2) The length of the boxes is probably 30% to 50% the length of the rear wall of the tank.

3) Yes. The water will gravity flow into a filtration sump below the tank and be pumped from the filtration sump back into the tank via a return pump.

4) Depends on what you want.
Some folks use high $ prefabbed filtration sumps.
Some folks use a rubber maid tub or an aquarium for the filtration sump.

Additional Items:

a) You will need to do significant research on the internet for wet/dry filtration systems but regardless of what you read:

a1) The filtration sump should have a capacity of approximately 70 gallons and

a2) The return pump should have a capacity of approximately 1,000 gallons/hour.

b) Whoever has this tank should also have the filtration sump, the return pump, and the tubing, fitting, connectors, etc.

TR


----------



## bigd4822 (Mar 5, 2007)

jones57742 said:


> bd:
> 
> 1) A wet/dry.
> 
> ...


Thank you for the Great Reply!!!

They claim to not have a filter for it. Its just the tank stand a canopy. I'm trying to figure out how much I would have to add after the cost of the tank. Right now it seems it would be a lot cheap to just find a complete set up.


----------



## jones57742 (Sep 8, 2007)

bigd4822 said:


> Its just the tank stand a canopy. I'm trying to figure out how much I would have to add after the cost of the tank. Right now it seems it would be a lot cheap to just find a complete set up.


bd:

How much do they want for the tank?

TR


----------



## bigd4822 (Mar 5, 2007)

jones57742 said:


> bd:
> 
> How much do they want for the tank?
> 
> Tr


250.00 firm


----------



## bigd4822 (Mar 5, 2007)

jones57742 said:


> bd:
> 
> How much do they want for the tank?
> 
> TR


Here it is. I got it for 200.00 

http://www.fishforums.com/forum/gen...-tank-picked-up-tank.html?posted=1#post230804


----------



## jones57742 (Sep 8, 2007)

bigd4822 said:


> Here it is. I got it for 200.00


bd:

You did good on this one!

The tank appears to be drilled for a wet/dry.

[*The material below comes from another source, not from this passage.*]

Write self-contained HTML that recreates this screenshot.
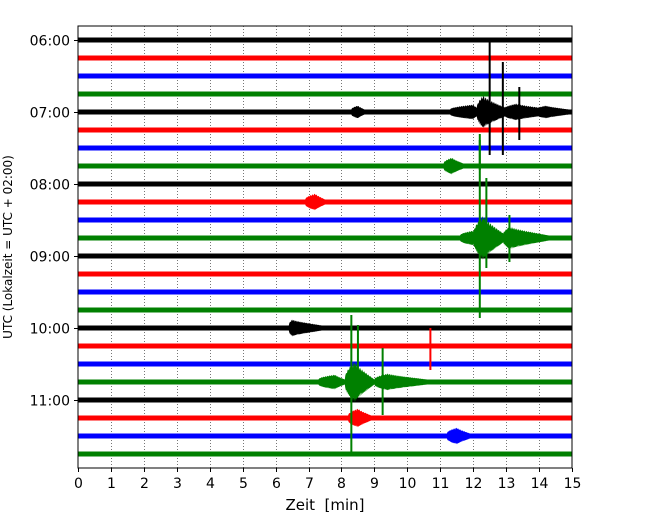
<!DOCTYPE html>
<html><head><meta charset="utf-8">
<style>
body{margin:0;background:#fff;font-family:"Liberation Sans","DejaVu Sans",sans-serif;}
svg text{font-family:"DejaVu Sans","Liberation Sans",sans-serif;}
</style></head>
<body>
<svg id="chart" width="650" height="520" viewBox="0 0 650 520" xmlns="http://www.w3.org/2000/svg">
<rect x="0" y="0" width="650" height="520" fill="#fff"/>
<g id="grid"></g>
<g id="traces"></g>
<rect x="78" y="26" width="494" height="442" fill="none" stroke="#000" stroke-width="1"/>
<g id="xaxis"></g>
<g id="yaxis"></g>
<text x="325" y="510" font-size="15" text-anchor="middle">Zeit&#160;&#160;[min]</text>
<text transform="translate(12,247) rotate(-90)" font-size="12" text-anchor="middle">UTC (Lokalzeit = UTC + 02:00)</text>
</svg>
<script>
const xTicks=[0,1,2,3,4,5,6,7,7.999,9,10,11,12,13,14,15];
const xTickLabels=["0","1","2","3","4","5","6","7","8","9","10","11","12","13","14","15"];
const rowColors=["#000","red","blue","green"];
const rowCount=24;
const hourLabels=["06:00","07:00","08:00","09:00","10:00","11:00"];
// events: row index, start min, peak min, end min, amplitude (px)
const evRow=[4,4,4,4,4,7,9,11,11,11,16,19,19,19,21,22];
const evStart=[8.3,11.3,12.1,12.9,13.9,11.1,6.9,11.6,12.0,12.9,6.4,7.3,8.1,9.0,8.2,11.2];
const evPeak=[8.5,12.0,12.3,13.3,14.2,11.35,7.2,12.0,12.3,13.1,6.5,7.8,8.4,9.4,8.5,11.5];
const evEnd=[8.7,12.2,13.1,14.4,14.9,11.7,7.5,12.1,13.0,14.3,7.4,8.1,9.0,10.6,8.9,11.9];
const evAmp=[4,5,14,6,4,6,6,5,20,9,6,5,18,6,7,6];
// spikes: row, minute, up amplitude, down amplitude
const spRow=[4,4,4,7,11,11,11,17,19,19,19];
const spT=[12.5,12.9,13.4,12.2,12.2,12.4,13.1,10.7,8.3,8.5,9.25];
const spUp=[70,50,25,32,98,60,23,18,67,57,34];
const spDown=[43,43,28,4,80,30,24,24,74,13,33];

const X0=78,X1=572,Y0=26,Y1=468;
const xs=m=>X0+(X1-X0)*m/15;
const rowY=r=>40+r*18;
const ns="http://www.w3.org/2000/svg";
function mk(tag,attrs,parent){const e=document.createElementNS(ns,tag);for(const k in attrs)e.setAttribute(k,attrs[k]);parent.appendChild(e);return e;}
const grid=document.getElementById('grid'),tr=document.getElementById('traces'),xa=document.getElementById('xaxis'),ya=document.getElementById('yaxis');
xTicks.forEach((t,i)=>{
  const x=Math.round(xs(t))+0.5;
  if(i>0&&i<xTicks.length-1){const g=mk('line',{x1:x,x2:x,y1:Y0,y2:Y1,stroke:'#555','stroke-width':0.8,'stroke-dasharray':'1,2'},grid);
  
  }
  const tk=mk('line',{x1:x,x2:x,y1:Y1,y2:Y1+4,stroke:'#000'},xa);
  
  
  const tl=mk('text',{x:x,y:Y1+20,'font-size':14,'text-anchor':'middle'},xa);tl.textContent=xTickLabels[i];
  
  
});
hourLabels.forEach((h,i)=>{
  const y=rowY(i*4)+0.5;
  const tk=mk('line',{x1:X0-4,x2:X0,y1:y,y2:y,stroke:'#000'},ya);
  
  
  const tl=mk('text',{x:X0-8,y:y+5,'font-size':14,'text-anchor':'end'},ya);tl.textContent=h;
  
  
});
for(let r=0;r<rowCount;r++){
  const c=rowColors[r%4],y=rowY(r);
  const b=mk('rect',{x:X0,y:y-2.5,width:X1-X0,height:5,fill:c},tr);
  
  
}
function env(i,t){const s=evStart[i],p=evPeak[i],e=evEnd[i];if(t<s||t>e)return 0;
  if(t<p)return Math.sqrt((t-s)/(p-s));return Math.exp(-1.5*(t-p)/(e-p))*(1-Math.pow((t-p)/(e-p),4));}
evRow.forEach((r,i)=>{
  const y=rowY(r),c=rowColors[r%4];let up=[],dn=[];
  const n=Math.max(20,Math.round((evEnd[i]-evStart[i])*60));
  for(let k=0;k<=n;k++){const t=evStart[i]+(evEnd[i]-evStart[i])*k/n;
    const a=2.5+evAmp[i]*env(i,t)*(0.7+0.3*Math.abs(Math.sin(k*2.3)));
    const a2=2.5+evAmp[i]*env(i,t)*(0.7+0.3*Math.abs(Math.sin(k*1.7+1)));
    up.push(xs(t).toFixed(1)+','+(y-a).toFixed(1));dn.unshift(xs(t).toFixed(1)+','+(y+a2).toFixed(1));}
  const p=mk('polygon',{points:up.concat(dn).join(' '),fill:c},tr);
  
  
});
spRow.forEach((r,i)=>{
  const y=rowY(r),x=xs(spT[i]),c=rowColors[r%4];
  const l=mk('line',{x1:x,x2:x,y1:y-spUp[i],y2:y+spDown[i],stroke:c,'stroke-width':2},tr);
  
  
});
</script>
</body></html>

100 to 150 gallons is typically considered the break-over capacity from cannister filtration to wet/dry filtration.

Do you feel like expending the mental energy, time and effort on a wet/dry?
(Obviously IMHO you will be ahead with wet/dry.)

If so do a ton of research on the internet and then start asking questions.

If not several members can give you excellent recommendations with respect to cannisters.

WRT your other post unless you have a ton of experience Angels are preferable to Discus due to water quality as well as temperature issues.

Many types of Angels are very pretty (including Pearlscale which I do not keep).

Please look on Aquabid for a selection: loha as well as others can help with the selection of hardy Angels.


You will also need some bottom feeders:
IMHO Bristlenose Pleco's and Polka Dot Loaches would be appropriate.

Have you considered a planted tank?

TR


----------



## bigd4822 (Mar 5, 2007)

jones57742 said:


> bd:
> 
> You did good on this one!
> 
> ...


A palnted tank is not going to work, I'm going with no substrate.


----------



## emc7 (Jul 23, 2005)

For no substrate, consider painting the bottom (outside) of the tank black. You can keep plants in pots in a bare-bottomed tank. But only low-light plants unless you have a super marine-quality light.


----------